Airline says Boeing is serious about a 757 replacement

  • By Chris Jasper and Julie Johnsson Bloomberg News
  • Friday, June 27, 2014 10:01am
  • Business

The Boeing Co. is close to announcing a new aircraft to succeed the 757 jetliner that ceased production almost a decade ago, according to central Asian carrier Air Astana, which is keen to purchase the plane.

The airline’s talks with Boeing at the International Air Transport Association annual meeting in Doha earlier this month suggest the model will be built, Air Astana President Peter Foster said yesterday in an interview in London.

Boeing is gauging the appetite of airlines for a new medium-size jet for transcontinental travel within the U.S., executives said at the Singapore Air Show in February. A plane seating 180 people in two classes able to fly as many as 9 hours also would meet requirements from Almaty, Kazakhstan-based Air Astana on so-called long, thin routes, Foster said.

“They made absolutely clear that this is now firming up and that they’ll be making an announcement soon,” Foster said of the Doha discussions. “That for us is very interesting.”

The new aircraft would help fill the gap in Chicago-based Boeing’s roster of new jets between the largest 737 MAX, set to debut late this decade, and the smallest 787 Dreamliner. Airbus has been gaining sales in the transcontinental segment with its long-range A321 and could make further headway if executives move forward with plans to outfit its medium-range A330 with more fuel-efficient engines.

“We continue to watch trends and speak to our customers to determine what the market will require in the years to come,” Doug Alder, a Boeing spokesman, said in an email. “Today, we’re very focused on our current development programs: the 777X, the 737 Max and the 787-10.”

Air Astana, which is 49 percent owned by U.K. defense company BAE Systems, has issued a request for proposals for 11 stopgap jets to replace five 757s and a handful of other aging planes, with Airbus’s re-engined A321neo emerging as the best prospect for the niche, Foster said.

Air Astana is seeking deliveries starting in 2017, with the planes on eight-year leases expiring from about the time that a 757 successor would become available in 2024 or 2025, the executive said. Discussions are under way with lessors including AerCap Holdings and Air Lease Corp., and an A321 order probably will be announced as soon as October, he said.

While Boeing delivered the last single-aisle 757 in 2005 from Renton, the jet remains popular with carriers such as Atlanta-based Delta Air Lines for a range that’s unmatched by any narrow-body jet currently manufactured.

Chief Executive Officer Jim McNerney said in May that Boeing was contemplating a new aircraft with comparable capabilities, though he said he saw no immediate need to produce the plane.

Boeing’s design would meld features from the single-aisle 737 MAX, which seats as many as 192 people, and the twin-aisle 787-8, with a capacity for 242 travelers, McNerney said. The planemaker used a similar approach when it developed the 757 jointly with the larger 767 in the 1980s.

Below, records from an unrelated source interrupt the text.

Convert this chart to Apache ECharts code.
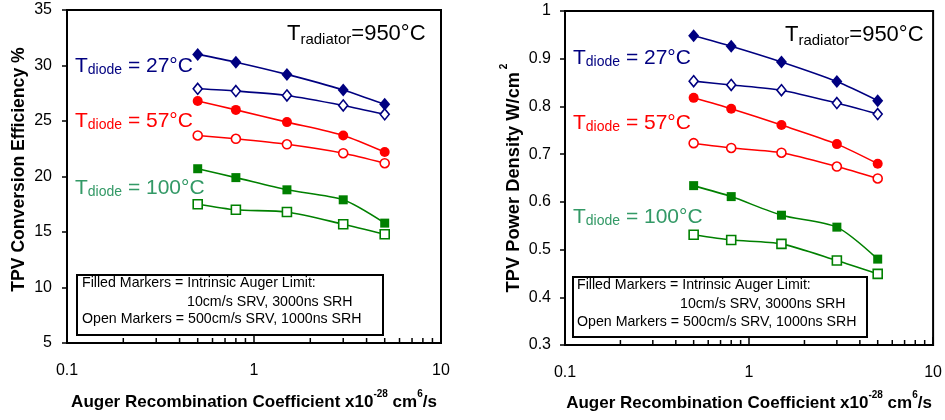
<!DOCTYPE html>
<html><head><meta charset="utf-8">
<script src="https://cdn.jsdelivr.net/npm/echarts@6/dist/echarts.min.js"></script>
<style>html,body{margin:0;padding:0;background:#fff}#c{width:945px;height:420px}</style>
</head><body><div id="c"></div>
<script>
// ---- data ----
const auger = [0.5, 0.8, 1.5, 3, 5];
const effFilled27  = [31.0, 30.3, 29.2, 27.8, 26.5];
const effOpen27    = [27.9, 27.7, 27.3, 26.4, 25.6];
const effFilled57  = [26.8, 26.0, 24.9, 23.7, 22.2];
const effOpen57    = [23.7, 23.4, 22.9, 22.1, 21.2];
const effFilled100 = [20.7, 19.9, 18.8, 17.9, 15.8];
const effOpen100   = [17.5, 17.0, 16.8, 15.7, 14.8];
const pdFilled27   = [0.948, 0.926, 0.893, 0.852, 0.812];
const pdOpen27     = [0.853, 0.845, 0.834, 0.807, 0.784];
const pdFilled57   = [0.818, 0.795, 0.761, 0.721, 0.680];
const pdOpen57     = [0.723, 0.713, 0.703, 0.674, 0.649];
const pdFilled100  = [0.634, 0.611, 0.572, 0.547, 0.480];
const pdOpen100    = [0.531, 0.520, 0.512, 0.477, 0.449];
const minorTickValues = [0.2,0.3,0.4,0.5,0.6,0.7,0.8,0.9,2,3,4,5,6,7,8,9];
const xTickLabels = ['0.1','1','10'];

// ---- style ----
const NAVY = '#000080', RED = '#ff0000', GREEN = '#008000';
const FONT = '"Liberation Sans", Arial, sans-serif';

function pts(vals){ return auger.map((x,i)=>[x, vals[i]]); }
function filledSeries(vals, color, symbol, size, gi){
  return {type:'line', xAxisIndex:gi, yAxisIndex:gi, data:pts(vals), smooth:0.25,
    symbol:symbol, symbolSize:size, showSymbol:true, z:3,
    lineStyle:{color:color, width:1.6}, itemStyle:{color:color}};
}
function openSeries(vals, color, symbol, size, gi){
  return {type:'line', xAxisIndex:gi, yAxisIndex:gi, data:pts(vals), smooth:0.25,
    symbol:symbol, symbolSize:size, showSymbol:true, z:3,
    lineStyle:{color:color, width:1.6}, itemStyle:{color:'#fff', borderColor:color, borderWidth:1.6}};
}
function minorTicks(gi, ymin){
  return {type:'custom', xAxisIndex:gi, yAxisIndex:gi, silent:true, clip:false, z:5,
    data:minorTickValues.map(v=>[v, ymin]),
    renderItem:(p, api)=>{ const c = api.coord([api.value(0), api.value(1)]);
      return {type:'line', shape:{x1:c[0], y1:c[1], x2:c[0], y2:c[1]-5}, style:{stroke:'#000', lineWidth:1.5}}; }};
}
const xAxisBase = (gi, gap)=>({
  type:'log', logBase:10, min:0.1, max:10, gridIndex:gi,
  name:'{m|Auger Recombination Coefficient x10}{s|-28}{m| cm}{s|6}{m|/s}',
  nameLocation:'middle', nameGap:gap,
  nameTextStyle:{rich:{
    m:{fontFamily:FONT, fontSize:17, fontWeight:'bold', color:'#000', lineHeight:22, verticalAlign:'bottom'},
    s:{fontFamily:FONT, fontSize:10, fontWeight:'bold', color:'#000', lineHeight:10, verticalAlign:'top'}}},
  axisLine:{show:true, lineStyle:{color:'#000', width:2}},
  axisTick:{show:true, inside:true, length:8, lineStyle:{color:'#000', width:1.5}},
  axisLabel:{fontFamily:FONT, fontSize:16, color:'#000', margin:20,
    formatter:(v)=>{ const s = String(+v.toPrecision(3)); return xTickLabels.includes(s) ? s : ''; }},
  splitLine:{show:false}, minorTick:{show:false}
});

const option = {
  animation:false,
  backgroundColor:'#fff',
  grid:[
    {left:67, right:504, top:10, bottom:77, show:true, borderColor:'#000', borderWidth:2, backgroundColor:'transparent'},
    {left:565, right:10, top:11, bottom:75, show:true, borderColor:'#000', borderWidth:2, backgroundColor:'transparent'}
  ],
  xAxis:[xAxisBase(0, 46), xAxisBase(1, 45)],
  yAxis:[
    {type:'value', gridIndex:0, min:5, max:35, interval:5,
     name:'TPV Conversion Efficiency %', nameLocation:'middle', nameGap:35,
     nameTextStyle:{fontFamily:FONT, fontSize:17.6, fontWeight:'bold', color:'#000', lineHeight:22, padding:[0,0,0,14]},
     axisLine:{show:true, lineStyle:{color:'#000', width:2}},
     axisTick:{show:true, inside:false, length:5, lineStyle:{color:'#000', width:1.5}},
     axisLabel:{fontFamily:FONT, fontSize:16, color:'#000', margin:15},
     splitLine:{show:false}},
    {type:'value', gridIndex:1, min:0.3, max:1, interval:0.1,
     name:'{m|TPV Power Density W/cm}{s| 2}', nameLocation:'middle', nameGap:42,
     nameTextStyle:{rich:{
       m:{fontFamily:FONT, fontSize:18.3, fontWeight:'bold', color:'#000', lineHeight:24, verticalAlign:'bottom'},
       s:{fontFamily:FONT, fontSize:10, fontWeight:'bold', color:'#000', lineHeight:10, verticalAlign:'top'}}},
     axisLine:{show:true, lineStyle:{color:'#000', width:2}},
     axisTick:{show:true, inside:false, length:5, lineStyle:{color:'#000', width:1.5}},
     axisLabel:{fontFamily:FONT, fontSize:16, color:'#000', margin:14, formatter:(v)=>String(+v.toFixed(1))},
     splitLine:{show:false}}
  ],
  series:[
    filledSeries(effFilled27, NAVY, 'diamond', [11,13], 0),
    openSeries(effOpen27, NAVY, 'diamond', [9,11], 0),
    filledSeries(effFilled57, RED, 'circle', 10, 0),
    openSeries(effOpen57, RED, 'circle', 9, 0),
    filledSeries(effFilled100, GREEN, 'rect', 9, 0),
    openSeries(effOpen100, GREEN, 'rect', 9, 0),
    minorTicks(0, 5),
    filledSeries(pdFilled27, NAVY, 'diamond', [11,13], 1),
    openSeries(pdOpen27, NAVY, 'diamond', [9,11], 1),
    filledSeries(pdFilled57, RED, 'circle', 10, 1),
    openSeries(pdOpen57, RED, 'circle', 9, 1),
    filledSeries(pdFilled100, GREEN, 'rect', 9, 1),
    openSeries(pdOpen100, GREEN, 'rect', 9, 1),
    minorTicks(1, 0.3)
  ],
  graphic:[]
};

// annotations
function tLabel(x, y, sub, rest, color, big){
  const fs = big ? 22 : 21, ss = big ? 15 : 14;
  return {type:'text', left:x, top:y, z:10, style:{
    text:'{t|T}{s|'+sub+'}{t|'+rest+'}', fill:color,
    rich:{t:{fontFamily:FONT, fontSize:fs, fill:color, lineHeight:24, verticalAlign:'bottom'},
          s:{fontFamily:FONT, fontSize:ss, fill:color, lineHeight:14, verticalAlign:'bottom', padding: big ? [0,0,-2,0] : 0}}}};
}
function noteBox(x, y, w, h, tx, ty, indent){
  const ts = {fontFamily:FONT, fontSize:14.2, fill:'#000'};
  return [
    {type:'rect', shape:{x:x, y:y, width:w, height:h}, z:8, style:{fill:'#fff', stroke:'#000', lineWidth:2}},
    {type:'text', x:tx, y:ty, z:9, style:Object.assign({text:'Filled Markers = Intrinsic Auger Limit:', textVerticalAlign:'middle'}, ts)},
    {type:'text', x:indent, y:ty+19, z:9, style:Object.assign({text:'10cm/s SRV, 3000ns SRH', textVerticalAlign:'middle'}, ts)},
    {type:'text', x:tx, y:ty+36.5, z:9, style:Object.assign({text:'Open Markers = 500cm/s SRV, 1000ns SRH', textVerticalAlign:'middle'}, ts)}
  ];
}
option.graphic = [
  tLabel(287, 23, 'radiator', '=950°C', '#000', true),
  tLabel(75, 56, 'diode', ' = 27°C', NAVY),
  tLabel(75, 111, 'diode', ' = 57°C', RED),
  tLabel(75, 178, 'diode', ' = 100°C', '#339966'),
  tLabel(785, 24, 'radiator', '=950°C', '#000', true),
  tLabel(573, 48, 'diode', ' = 27°C', NAVY),
  tLabel(573, 113, 'diode', ' = 57°C', RED),
  tLabel(573, 207, 'diode', ' = 100°C', '#339966'),
  ...noteBox(77, 275, 306, 60, 82, 283, 187),
  ...noteBox(573, 277, 294, 60, 577, 285.5, 680)
];

const chart = echarts.init(document.getElementById('c'), null, {renderer:'canvas'});
chart.setOption(option);
</script></body></html>
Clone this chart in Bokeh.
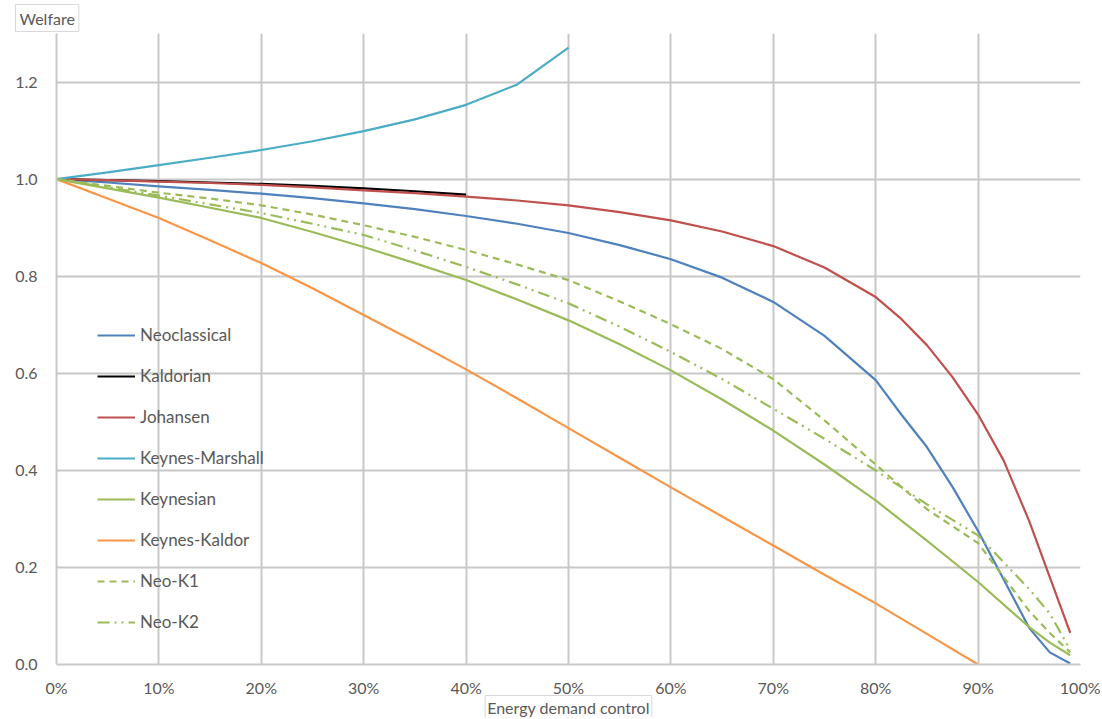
from bokeh.plotting import figure
from bokeh.embed import file_html
from bokeh.resources import INLINE
from bokeh.models import FixedTicker, PrintfTickFormatter, Legend, Title

# ---- data (x in % of energy demand control, y = welfare) ----
pct = [0, 5, 10, 15, 20, 25, 30, 35, 40, 45, 50, 55, 60, 65, 70, 75, 80, 85, 90, 95, 97, 99]

pct_neo = [0, 5, 10, 15, 20, 25, 30, 35, 40, 45, 50, 55, 60, 65, 70, 75, 80, 82.5, 85, 87.5,
           90, 92.5, 95, 97, 99]
neoclassical = [1.0, 0.993, 0.985, 0.978, 0.970, 0.961, 0.950, 0.938, 0.924, 0.908, 0.889, 0.864,
                0.835, 0.797, 0.747, 0.677, 0.586, 0.515, 0.448, 0.366, 0.275, 0.175, 0.075,
                0.025, 0.002]

pct_kaldorian = [0, 5, 10, 15, 20, 25, 30, 35, 40]
kaldorian = [1.0, 0.998, 0.996, 0.993, 0.990, 0.986, 0.981, 0.975, 0.968]

pct_johansen = [0, 5, 10, 15, 20, 25, 30, 35, 40, 45, 50, 55, 60, 65, 70, 75, 80, 82.5, 85, 87.5,
                90, 92.5, 95, 97, 99]
johansen = [1.0, 0.998, 0.995, 0.992, 0.988, 0.983, 0.977, 0.971, 0.964, 0.956, 0.946, 0.932, 0.915,
            0.892, 0.862, 0.818, 0.757, 0.712, 0.658, 0.592, 0.515, 0.420, 0.295, 0.180, 0.065]

pct_marshall = [0, 5, 10, 15, 20, 25, 30, 35, 40, 45, 50]
keynes_marshall = [1.0, 1.014, 1.029, 1.044, 1.060, 1.078, 1.099, 1.123, 1.153, 1.195, 1.271]

keynesian = [1.0, 0.981, 0.962, 0.941, 0.920, 0.891, 0.860, 0.827, 0.792, 0.752, 0.709, 0.660,
             0.606, 0.546, 0.482, 0.412, 0.338, 0.255, 0.170, 0.077, 0.045, 0.019]

pct_kk = [0, 5, 10, 15, 20, 25, 30, 35, 40, 45, 50, 55, 60, 65, 70, 75, 80, 85, 90]
keynes_kaldor = [1.0, 0.960, 0.920, 0.874, 0.827, 0.775, 0.720, 0.665, 0.608, 0.548, 0.487, 0.426,
                 0.365, 0.305, 0.245, 0.185, 0.126, 0.063, 0.0]

neo_k1 = [1.0, 0.986, 0.972, 0.960, 0.946, 0.927, 0.905, 0.881, 0.854, 0.824, 0.792, 0.748,
          0.701, 0.650, 0.588, 0.503, 0.412, 0.320, 0.250, 0.110, 0.065, 0.025]

neo_k2 = [1.0, 0.983, 0.966, 0.948, 0.930, 0.908, 0.885, 0.853, 0.819, 0.783, 0.744, 0.696,
          0.644, 0.588, 0.527, 0.465, 0.400, 0.330, 0.266, 0.155, 0.105, 0.030]

x_ticks = [0, 10, 20, 30, 40, 50, 60, 70, 80, 90, 100]
y_ticks = [0.0, 0.2, 0.4, 0.6, 0.8, 1.0, 1.2]

FONT = "Lato"
TXT = "#595959"
GRID = "#c8c8c8"

p = figure(width=1100, height=717, output_backend="svg", toolbar_location=None,
           x_range=(0, 100), y_range=(0, 1.3),
           min_border_left=56, min_border_right=20, min_border_top=33, min_border_bottom=53)
p.title.visible = False
p.outline_line_color = None
p.background_fill_color = "white"

# axes
p.xaxis.ticker = FixedTicker(ticks=x_ticks)
p.yaxis.ticker = FixedTicker(ticks=y_ticks)
p.xaxis.formatter = PrintfTickFormatter(format="%d%%")
p.yaxis.formatter = PrintfTickFormatter(format="%.1f")
for ax in (p.xaxis, p.yaxis):
    ax.major_tick_line_color = None
    ax.minor_tick_line_color = None
    ax.major_label_text_font = FONT
    ax.major_label_text_font_size = "16px"
    ax.major_label_text_color = TXT
    ax.axis_line_color = GRID
    ax.axis_line_width = 2
p.xaxis.major_label_standoff = 7
p.yaxis.major_label_standoff = 13

p.xgrid.ticker = FixedTicker(ticks=x_ticks)
p.ygrid.ticker = FixedTicker(ticks=y_ticks)
p.grid.grid_line_color = GRID
p.grid.grid_line_width = 2

lw = 2.2
r1 = p.line(pct_neo, neoclassical, line_color="#4F81BD", line_width=lw, line_join="round")
r2 = p.line(pct_kaldorian, kaldorian, line_color="#000000", line_width=lw, line_join="round")
r3 = p.line(pct_johansen, johansen, line_color="#C0504D", line_width=lw, line_join="round")
r4 = p.line(pct_marshall, keynes_marshall, line_color="#4BACC6", line_width=lw, line_join="round")
r5 = p.line(pct, keynesian, line_color="#9BBB59", line_width=lw, line_join="round")
r6 = p.line(pct_kk, keynes_kaldor, line_color="#F79646", line_width=lw, line_join="round")
r7 = p.line(pct, neo_k1, line_color="#9BBB59", line_width=lw, line_dash="7 5")
r8 = p.line(pct, neo_k2, line_color="#9BBB59", line_width=lw, line_dash="12 5 2 5 2 5")

legend = Legend(items=[("Neoclassical", [r1]), ("Kaldorian", [r2]), ("Johansen", [r3]),
                       ("Keynes-Marshall", [r4]), ("Keynesian", [r5]), ("Keynes-Kaldor", [r6]),
                       ("Neo-K1", [r7]), ("Neo-K2", [r8])],
                location=(31, 22))
legend.background_fill_alpha = 0
legend.border_line_alpha = 0
legend.label_text_font = FONT
legend.label_text_font_size = "17px"
legend.label_text_color = TXT
legend.glyph_width = 38
legend.glyph_height = 20
legend.label_height = 20
legend.spacing = 20
legend.padding = 10
legend.label_standoff = 5
p.add_layout(legend, "center")

# y-axis title: boxed text at top-left
ytitle = Title(text="Welfare", align="left", offset=-41, standoff=4,
               text_font=FONT, text_font_size="16px", text_font_style="normal", text_color=TXT,
               background_fill_color="white", border_line_color="#d9d9d9", padding=4)
p.add_layout(ytitle, "above")

# x-axis title: boxed text below the axis
xtitle = Title(text="Energy demand control", align="center", offset=19, standoff=-12,
               text_font=FONT, text_font_size="16px", text_font_style="normal", text_color=TXT,
               background_fill_color="white", border_line_color="#d9d9d9", padding=2)
p.add_layout(xtitle, "below")

open("out.html", "w").write(file_html(p, INLINE))
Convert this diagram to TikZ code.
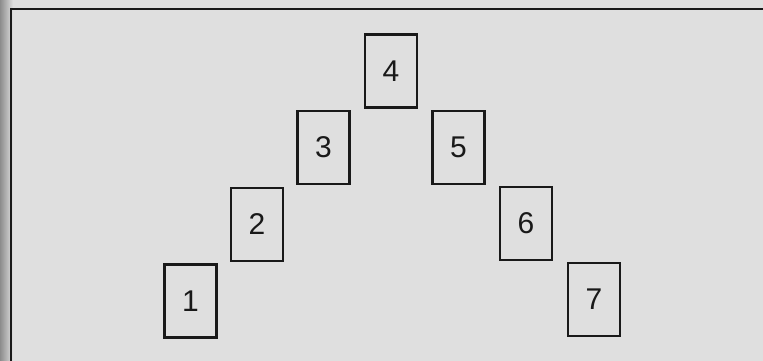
\documentclass[tikz,border=0pt]{standalone}
\usepackage{fontspec}
\setmainfont{Liberation Sans}
\definecolor{paper}{RGB}{223,223,223}
\definecolor{ink}{RGB}{25,25,25}
\begin{document}
\begin{tikzpicture}[x=1pt,y=-1pt,
  card/.style={draw=ink, line width=2.5pt, fill=paper, minimum width=52pt, minimum height=73pt,
    inner sep=0pt, font=\fontsize{30}{30}\selectfont, text=ink},
  frame/.style={draw=ink, line width=1.6pt}]
\useasboundingbox (0,0) rectangle (763,361);
\fill[paper] (0,0) rectangle (763,361);
\shade[left color=black!45, right color=paper] (0,0) rectangle (13,361);
\coordinate (tl) at (11,9);
\coordinate (tr) at (763,9);
\coordinate (bl) at (11,361);
\draw[frame] (bl) -- (tl) -- (tr);
\node[card] (c1) at (190.5,301) {1};
\node[card] (c2) at (257,224.5) {2};
\node[card] (c3) at (323.5,147.5) {3};
\node[card] (c4) at (391,71) {4};
\node[card] (c5) at (458.5,147.5) {5};
\node[card] (c6) at (526,223.5) {6};
\node[card] (c7) at (594,299.5) {7};
\end{tikzpicture}
\end{document}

Air Astana has just taken delivery of a third Boeing 767 that may be the last passenger variant off the assembly line, according to Foster, a former CEO of Royal Brunei Airlines and senior executive at Hong Kong’s Cathay Pacific Airways.

The Kazakhstan airline also has orders for three 787 Dreamliners for delivery in 2017 and 2019 that will be used on U.S. routes, Foster said.

Founded in 2002 as part of a planned BAE deal to sell radar equipment to the Kazakh government, Air Astana has expanded to offer 60 services, 38 of them international.

While the carrier is strongest on routes to Russia and former Soviet capitals in central Asia, it has added destinations in China, South Korea and Thailand and also serves Frankfurt, London and Amsterdam. Flights to Paris and Prague will commence in March after the European Union lifted curbs imposed after Kazakh civil aviation authorities failed to pass a safety audit. Air Astana had already won a partial exemption.

Foster said the carrier also needs to replace a fleet of Embraer E-190 regional jets, and that while Bombardier’s new CSeries plane is an option the new generation Embraer E2 family may be more attractive.

Air Astana — which is 51 percent owned by Kazakhstan’s sovereign wealth fund — plans to hold further talks with the Brazilian company at the Farnborough Air Show in July, he said.